On July 1, 1916, the battle of the Somme opened with a successful advance on the British right between Maricourt and Ovillers, and a check on the British left between Ovillers and Gommecourt. From that day on to the commencement of the battle of the Ancre, in November, no further attempt was made to push forward the British left, all available troops being required to maintain the forward movement of the right flank.

The ground which separates the rivers Somme and Ancre is split up into valleys by pronounced ridges, most of which form natural lines of defence for an enemy and could, in 1916, only be stormed after having been subjected to a heavy artillery bombardment. The ground had consequently become severely “crumped” in places; but as the weather, up to September 15, had been fine and dry, it offered no insuperable difficulty to the movement of the tanks, which were allotted to the Fourth and Reserve Armies as follows:

Fourth Army, XIVth Corps“C” Company (less 1 Section)17 tanks
„ „ XVth „“D” Company (less 1 Section)17 „
„ „ IIIrd „1 Section “D” Company 8 „
Reserve Army1 Section “C” Company 7 „
In G.H.Q. Reserve (all mechanically unfit)10 „

On September 11 operation orders were received from the Fourth Army, and on the 13th a conference was held, at which Lieutenant-Colonel Bradley attended, to discuss the forthcoming attack.
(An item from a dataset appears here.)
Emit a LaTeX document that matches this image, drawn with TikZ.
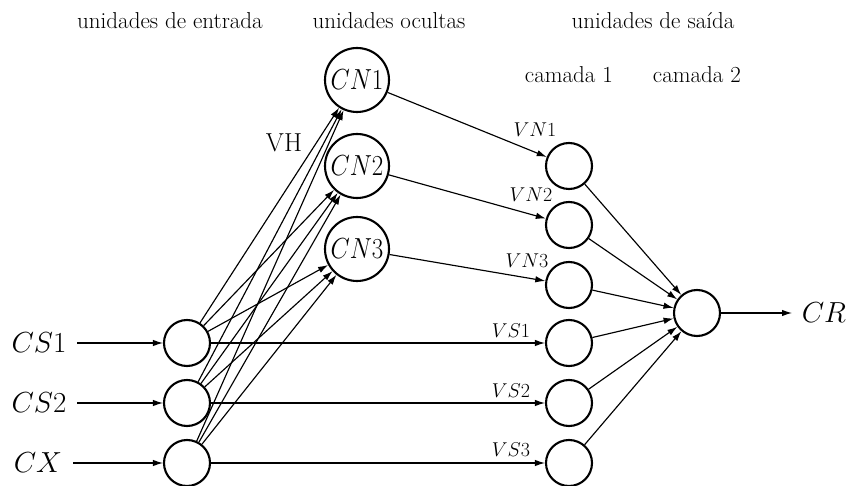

During the 14th “A” Company arrived at Yvrench, and at 4.30 p.m. on that day the headquarters of “C” Company moved to the Briquetterie near Trones Wood, and the headquarters of “D” Company to Green Dump.

The frontage of the Fourth Army attack extended between the Combles ravine and Martinpuich, the intention being to break through the enemy’s defensive system and occupy Morval, Les Bœufs, Gueudecourt, and Flers. Simultaneously with this attack the Reserve Army was to attack on the left of the IIIrd Corps, and the French on the right of the XIVth Corps. The attack was to be pushed with the utmost vigour, and was to be followed by the advance of the Cavalry Corps, which was to seize the high ground about Rocquigny-Villers au Flos-Riencourt-lez-Bapaume.